Larry Forrest was born Christmas Eve 1939 in Rockford, Illinois, to a proud black family of seven children. His mother was from Athens, Alabama, the oldest girl of a family of fourteen. His dad had grown up in a Louisiana orphanage. Larry himself had gone to fourteen schools in ten years, and was an A-B student. But as he grew older, he began to feel a little disillusioned with school because he saw that people who had degrees and were black usually didn’t have jobs to match their degrees. School was very easy, but it wasn’t a challenge anymore. His buddies were either being killed by the police or sent to prison. He didn’t want that kind of fate but he was looking for a challenge, so he decided to become an infantry soldier. The catalyst for this was growing up in the subdued racism of the late forties and fifties. In those days, the Saturday matinees featured adventure serials starring Johnny Weissmuller, Frank Buck, and Clyde Beatty. These serials always portrayed the black man as an inferior, bumbling, cowardly person. As Tarzan, for instance, Johnny Weissmuller would swing through the trees, drop down in among 150 black African natives, and whup them all single-handedly. Then he’d swing up through the trees, kick two lions in the butt, all the while holding a couple of apes by the tail. Clyde Beatty and Frank Buck were African explorers, and whenever they ran into a lion, they would bravely shoot it while their black gun bearers would be so afraid that their eyes would go round like saucers, their hair would stand up on end, and they would tremble with fear. Larry Forrest just had to rebel against that nonsense. He was determined to prove his abilities by being a soldier. He’d grown up in the era of the Tuskegee pilots, the all-black 555th Parachute Infantry, and the all-black 2nd Ranger Company, so he felt he had a proud heritage to live up to. He wasn’t consciously aware of all his motivation at the time, but Larry Forrest wanted to prove again that black men weren’t stupid or illiterate—and that they weren’t cowards. That, along with a yearn to change his environment, created a strong desire in him to become a professional soldier.
 
On 21 July 1955, as a sixteen-year-old tenth grader, Larry Forrest joined the Michigan National Guard’s 26th Infantry Regiment, “Iron Fist” K Company, located in Grand Rapids, Michigan. They were still using old ’03 Springfield rifles in the squad, for the Michigan National Guard was not exactly the cutting edge of the military art. At that time, the army came out with what was called RFA, or Reserve Forces Act, in which a National Guard soldier could serve six months active duty—most of it training. Forrest remembers going down to Fort Leonard Wood on a troop train for basic training. Their final stop was Cuba, Missouri, where they were to eat dinner in the train station before continuing on buses to the base. The restaurant manager at first announced that the black soldiers could not eat, then finally that they could eat but would have to do it outside, in the back. The sergeant in charge said, “Well, if they can’t eat, nobody eats.” So everybody stayed hungry all the way to Fort Leonard Wood.

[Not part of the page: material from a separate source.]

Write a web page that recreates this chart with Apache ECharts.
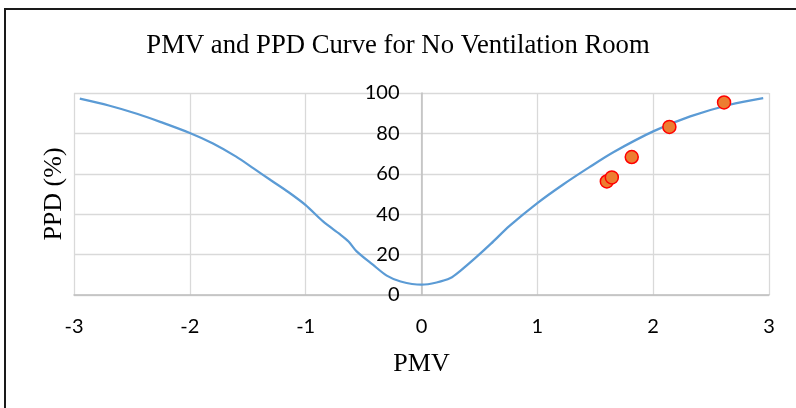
<!DOCTYPE html>
<html>
<head>
<meta charset="utf-8">
<script src="https://cdn.jsdelivr.net/npm/echarts@6/dist/echarts.min.js"></script>
<style>
  html, body { margin: 0; padding: 0; background: #fff; }
  #chart { width: 796px; height: 408px; }
</style>
</head>
<body>
<div id="chart"></div>
<script>
// PPD curve
const pmvCurve = [-2.95, -2.7, -2.45, -2.25, -2.0, -1.8, -1.6, -1.45, -1.3, -1.15, -1.0, -0.85, -0.7, -0.63, -0.56, -0.42, -0.3, -0.18, 0, 0.13, 0.25, 0.33, 0.48, 0.6, 0.76, 1.0, 1.22, 1.45, 1.66, 2.0, 2.32, 2.66, 2.95]
const ppdCurve = [97.2, 93.8, 89.6, 85.6, 80.2, 75, 68.5, 62.7, 56.8, 51, 44.5, 36.4, 29.9, 26.5, 21.6, 15, 9.6, 6.7, 5.1, 6.2, 8.4, 11.7, 19.1, 25.4, 34.2, 45.5, 54.6, 63.3, 70.8, 81, 88.4, 94.2, 97.5]

// measured points
const pmvMeasured = [1.60, 1.643, 1.815, 2.14, 2.612]
const ppdMeasured = [56.2, 58.2, 68.3, 83.2, 95.3]

const titleText = 'PMV and PPD Curve for No Ventilation Room'
const xName = 'PMV'
const yName = 'PPD (%)'

const gridLeft = 74
const gridRight = 27
const chartWidth = 796

const chart = echarts.init(document.getElementById('chart'))

const labelFont = { fontFamily: 'Lato', fontSize: 20, color: '#000' }
const nameFont = { fontFamily: 'Liberation Serif', fontSize: 26, color: '#000', verticalAlign: 'middle' }

// y axis sits at PMV = 0, in the middle of the plot
const yAxisOffset = -(chartWidth - gridLeft - gridRight) / 2

chart.setOption({
  animation: false,
  title: {
    text: titleText,
    left: 'center',
    top: 32,
    padding: 0,
    textStyle: { fontFamily: 'Liberation Serif', fontSize: 26.7, fontWeight: 'normal', color: '#000' },
  },
  graphic: [
    {
      type: 'rect',
      shape: { x: 5, y: 9, width: 900, height: 500 },
      style: { fill: null, stroke: '#1a1a1a', lineWidth: 2 },
      silent: true,
    },
  ],
  grid: { left: gridLeft, right: gridRight, top: 93, bottom: 113, outerBoundsMode: 'none' },
  xAxis: {
    type: 'value',
    min: -3,
    max: 3,
    interval: 1,
    name: xName,
    nameLocation: 'middle',
    nameGap: 69,
    nameTextStyle: nameFont,
    axisLine: { onZero: false, lineStyle: { color: '#bfbfbf', width: 1.5 } },
    axisTick: { show: false },
    axisLabel: { ...labelFont, margin: 22 },
    splitLine: { lineStyle: { color: '#d9d9d9', width: 1.3 } },
  },
  yAxis: {
    type: 'value',
    min: 0,
    max: 100,
    interval: 20,
    offset: yAxisOffset,
    name: yName,
    nameLocation: 'middle',
    nameRotate: 90,
    nameGap: 367,
    nameTextStyle: nameFont,
    axisLine: { onZero: false, lineStyle: { color: '#bfbfbf', width: 1.5 } },
    axisTick: { show: false },
    axisLabel: { ...labelFont, margin: 22 },
    splitLine: { lineStyle: { color: '#d9d9d9', width: 1.3 } },
  },
  series: [
    {
      type: 'line',
      data: pmvCurve.map((x, i) => [x, ppdCurve[i]]),
      showSymbol: false,
      smooth: 0.3,
      lineStyle: { color: '#5b9bd5', width: 2.25 },
      z: 2,
    },
    {
      type: 'scatter',
      data: pmvMeasured.map((x, i) => [x, ppdMeasured[i]]),
      symbolSize: 13,
      itemStyle: { color: '#ed7d31', borderColor: '#ff0000', borderWidth: 1.5, opacity: 1 },
      z: 3,
    },
  ],
})
</script>
</body>
</html>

After basic, Forrest left Fort Leonard Wood by troop train and went to Fort Jackson for advanced infantry training. Advanced infantry training lasted eight weeks, and the remaining time of his six months was spent in what was called advanced-advanced infantry training. At the end of his six months, Larry Forrest decided to take a release from the National Guard and go active. The army sent him to tank school at Fort Knox. After tank school, he went to Germany and was assigned to a bridge outfit. While there, he went through ammunition supply organizational school, learning about ammunition and demolitions. In 1960, he left Germany and headed home. When he arrived back in the States, he reenlisted and went Airborne. He reported to Fort Campbell, Kentucky, and went through three weeks of pre-Airborne training, waiting for a slot at jump school, then graduated from Airborne school in September 1960. Larry Forrest was one of the top three men of his class, and General Westmoreland pinned his wings on the drop zone (DZ).
 
He went to his assigned unit, E Company 1/327, on a deuce-and-a-half truck and reported to the first sergeant, William Edward Wade.
 
“William Edward Wade…I never will forget that bastard,” Forrest recalls. “When I reported into the company, he opened up his center desk drawer, pulled out a piece of paper, slid it across his desk, and said, ‘Read that, boy.’”
 
Forrest read it. It was some kind of tricked-up honorable discharge from the Confederate Army.
 
“Now you understand where we stand?” asked the first sergeant.
 
“Yes, sir,” said Larry Forrest. “I know exactly where we stand.”